Not surprisingly, the Court makes no attempt to support its mistaken claim that differential diagnosis permits the assessment of general causation without the necessity of “scientific data.”
The Court’s confusion between significance probability (1 – α)% and posterior probability based upon all the evidence, as well as its confusion between differential diagnosis and evidence-based assessments of general causation, allowed the Court to take a short way with medical causation evidence. The denial of scientific due process followed inevitably.
III. The Court Abandoned All Gatekeeping for Expert Witness Opinion Testimony
The Anderson Court suggested that gatekeeping was required by Washington’s continued adherence to the stringent Frye test, but the Court then created an exception bigger than the rule:
“Once a methodology is accepted in the scientific community, then application of the science to a particular case is a matter of weight and admissibility under ER 702, the Frye test is only implicated where the opinion offered is based upon novel science. It applies where either the theory and technique or method of arriving at the data relied upon is so novel that it is not generally accepted by the relevant scientific community. There is nothing novel about the theory that organic solvent exposure may cause brain damage and encephalopathy. See, e.g., Berry v. CSX Transp., Inc., 709 So. 2d 552, 568 & n.12, 571-72 (Fla. Dist. Ct. App. 1998) (surveying medical literature). Nor does it appear that there is anything novel about the methods of the study about which Dr. Khattak wrote. Khattak, supra, at 1106. Frye does not require that the specific conclusions drawn from the scientific data upon which Dr. Khatta relied be generally accepted in the scientific community. Frye does not require every deduction drawn from generally accepted theories to be generally accepted.”
Slip op. at 18-19 (internal citations omitted).

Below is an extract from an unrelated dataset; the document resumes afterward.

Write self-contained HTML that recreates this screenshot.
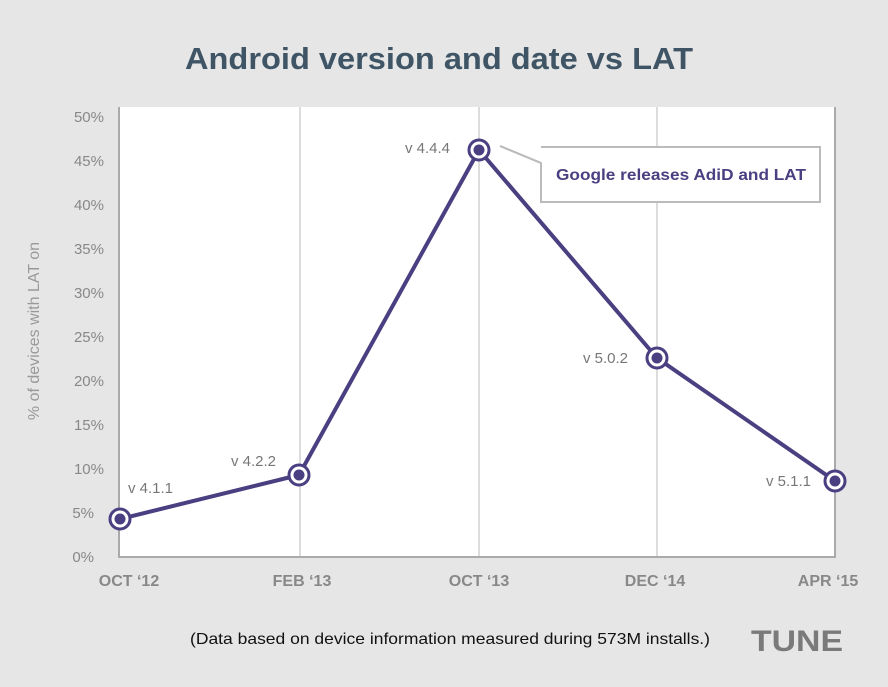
<!DOCTYPE html>
<html><head><style>
body{margin:0;width:888px;height:687px;background:#e6e6e6;overflow:hidden}
svg{display:block}
text{font-family:"Liberation Sans",sans-serif}
</style></head><body>
<svg width="888" height="687" viewBox="0 0 888 687">
<rect width="888" height="687" fill="#e6e6e6"/>
<text x="185" y="69" textLength="508" lengthAdjust="spacingAndGlyphs" font-size="31" font-weight="bold" fill="#3f5566">Android version and date vs LAT</text>
<rect x="119" y="107" width="716" height="450" fill="#fff"/>
<g stroke="#dcdcdc" stroke-width="2">
<line x1="300" y1="107" x2="300" y2="557"/>
<line x1="479" y1="107" x2="479" y2="557"/>
<line x1="657" y1="107" x2="657" y2="557"/>
</g>
<path d="M119 107V557H835V107" fill="none" stroke="#aaa" stroke-width="2"/>
<g font-size="15" fill="#888" text-anchor="end">
<text x="104" y="122">50%</text><text x="104" y="166">45%</text><text x="104" y="210">40%</text>
<text x="104" y="254">35%</text><text x="104" y="298">30%</text><text x="104" y="342">25%</text>
<text x="104" y="386">20%</text><text x="104" y="430">15%</text><text x="104" y="474">10%</text>
<text x="94" y="518">5%</text><text x="94" y="562">0%</text>
</g>
<text transform="translate(39 331) rotate(-90)" text-anchor="middle" font-size="16" fill="#999">% of devices with LAT on</text>
<g font-size="16" font-weight="bold" fill="#888" text-anchor="middle">
<text x="129" y="586">OCT ‘12</text><text x="302" y="586">FEB ‘13</text><text x="479" y="586">OCT ‘13</text>
<text x="655" y="586">DEC ‘14</text><text x="828" y="586">APR ‘15</text>
</g>
<path d="M500 146L541 163V202H820V147H541" fill="#fff" stroke="#bbb" stroke-width="2"/>
<path d="M500 146L541 163" stroke="#bbb" stroke-width="2"/>
<text x="556" y="180" textLength="250" lengthAdjust="spacingAndGlyphs" font-size="16" font-weight="bold" fill="#4a3f80">Google releases AdiD and LAT</text>
<polyline points="120,519 299,475 479,150 657,358 835,481" fill="none" stroke="#4a3f80" stroke-width="4" stroke-linejoin="round"/>
<g fill="#fff" stroke="#4a3f80" stroke-width="3">
<circle cx="120" cy="519" r="10"/><circle cx="299" cy="475" r="10"/><circle cx="479" cy="150" r="10"/><circle cx="657" cy="358" r="10"/><circle cx="835" cy="481" r="10"/>
</g>
<g fill="#4a3f80">
<circle cx="120" cy="519" r="5.5"/><circle cx="299" cy="475" r="5.5"/><circle cx="479" cy="150" r="5.5"/><circle cx="657" cy="358" r="5.5"/><circle cx="835" cy="481" r="5.5"/>
</g>
<g font-size="15" fill="#777">
<text x="128" y="493">v 4.1.1</text><text x="231" y="466">v 4.2.2</text><text x="405" y="153">v 4.4.4</text>
<text x="583" y="363">v 5.0.2</text><text x="766" y="486">v 5.1.1</text>
</g>
<text x="190" y="644" textLength="520" lengthAdjust="spacingAndGlyphs" font-size="16" fill="#111">(Data based on device information measured during 573M installs.)</text>
<text x="751" y="651" textLength="92" lengthAdjust="spacingAndGlyphs" font-size="30" font-weight="bold" fill="#7a7a7a">TUNE</text>
</svg>
</body></html>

By excepting the specific inferences and conclusions from judicial review, the Court has sanctioned any nonsense as long as the expert witness can proclaim that he used the methods of “toxicology,” or of “epidemiology,” or some other generally accepted branch of science. The Court left no room to challenge whether the claim is correct at any other than the most general level. The studies cited in support of a causation may completely lack internal or external validity, but if they are of a class of studies that are “scientific,” and purport to use a method that is generally accepted (e.g., cohort or case-control studies), then the inquiry is over. Indeed, the Court left no room at all for challenges to expert witnesses who give dubious opinions about medical causation.
IV. Fault Issues
Not content to banish science from the judicial assessment of scientific causality judgments, the Anderson Court went further to take away any defense based upon the mother’s fault in engaging in unprotected mixing of paints while pregnant, or the mother’s fault in smoking while pregnant. Slip op. at 20. Suing the mother as a tortfeasor may not be an attractive litigation option to the defendant in a case arising out of workplace exposure to an alleged teratogen, but clearly the mother could be at fault with respect to the causation of her child’s harm. She was in charge of environmental health and safety, and she may well have been aware of the hazards of solvent exposures. In this case, there were grounds to assert the mother’s fault both in failing to comply with workplace safety rules, and in smoking during her pregnancy (assuming that there was evidence, at the same level as paint fumes, for the teratogenicity of smoking).